Techwave also notes that not every SAP system requires the same DR design, and that lower-tier workloads can often use less expensive options, such as backup-and-restore patterns, when longer recovery times are acceptable. In practice, many enterprises implement tiered DR. This approach reserves near-zero data loss designs for systems that directly impact revenue, manufacturing, or regulated operations, while using slower recovery methods for less critical applications.
Architecture Choices That Drive Outcomes
For SAP HANA, DR discussions often center on database-layer replication versus storage replication or restore-based recovery, with the fastest approaches typically requiring more infrastructure and operational maturity. Microsoft’s guidance for SAP HANA DR on Azure, for example, recommends SAP HANA system replication and automation to reduce RTO and drive RPO to less than five minutes in some architectures.
Techwave’s message to SAP customers is that architecture alone is insufficient without automation, monitoring, and routine validation. This is because DR is executed under stress and time pressure, often by teams that do not perform failovers daily. This is where services organizations can add value by standardizing runbooks, hardening procedures, and establishing test cadences to keep recovery plans current as landscapes change.
Cloud and Shared Responsibility Realities
As more SAP customers adopt cloud options such as SAP Cloud ERP Private (RISE with SAP), DR planning becomes inseparable from “who does what” across the stack. Industry commentary on SAP Cloud ERP Private’s shared responsibility model emphasizes that while SAP may manage more of the underlying technical operations in managed scenarios, customers still retain responsibility for key areas such as application configurations and data protection, making governance and controls central to resilience.
Techwave’s SAP Cloud ERP Private positioning focuses on reducing operational risk during migration and strengthening reliability and compliance, but customers must still ensure their DR objectives are explicitly mapped to contracts, operating procedures, and technical design. In other words, moving to managed cloud can change DR mechanics, but it does not eliminate accountability for business continuity.

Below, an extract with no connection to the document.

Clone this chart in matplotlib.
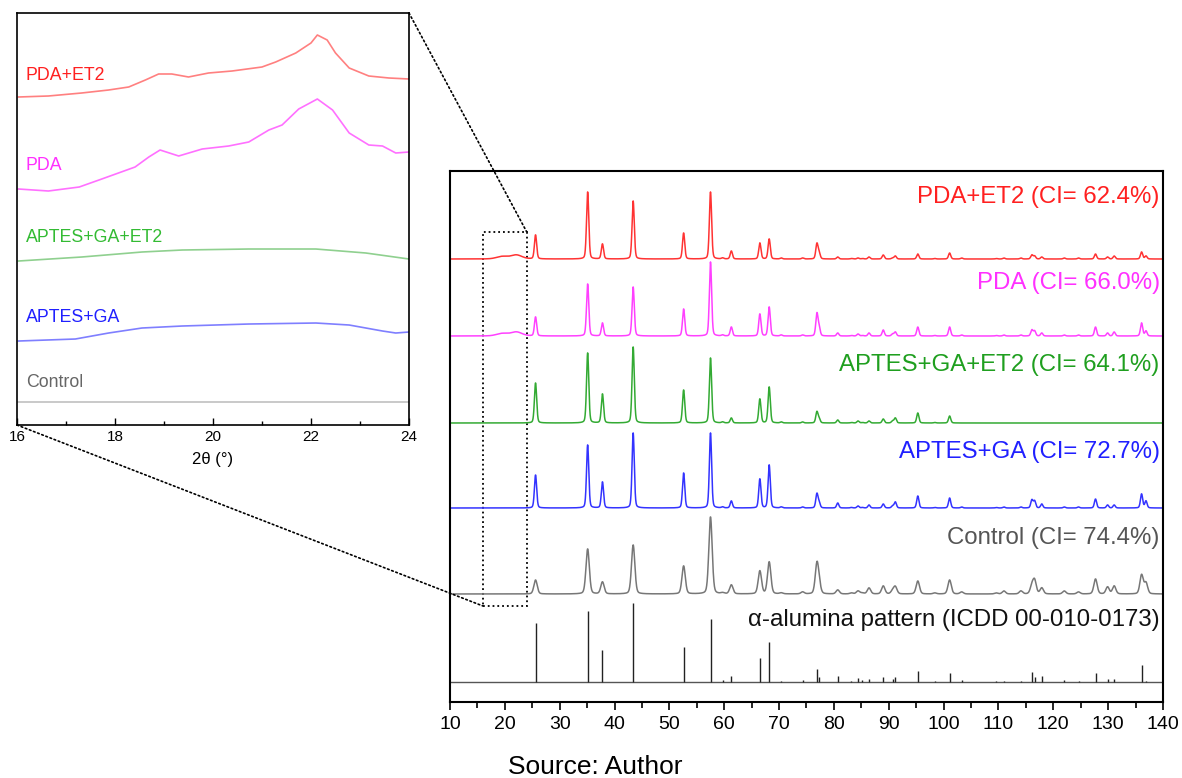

What This Means for SAPinsiders
Reduced downtime offers advantage in SAP-centric operations. Day to day, technology executives will spend more time translating business tolerance for disruption into enforceable RTO/RPO targets and then validating that architectures and runbooks actually meet them.
DR will increasingly be engineered rather than documented. Teams should expect more routine failover testing, more automation work (for example, around cutover, DNS, and application reconnect), and deeper coordination among SAP Basis, cloud platform, security, and integration owners to avoid recovery gaps.
Vendor evaluation will shift toward provable recoverability. When assessing partners or platforms, prioritize evidence of test discipline, clarity on shared responsibilities in managed cloud models, and demonstrated HANA recovery patterns, including system replication options aligned with required RTO/RPO—rather than relying on generic “high availability” claims.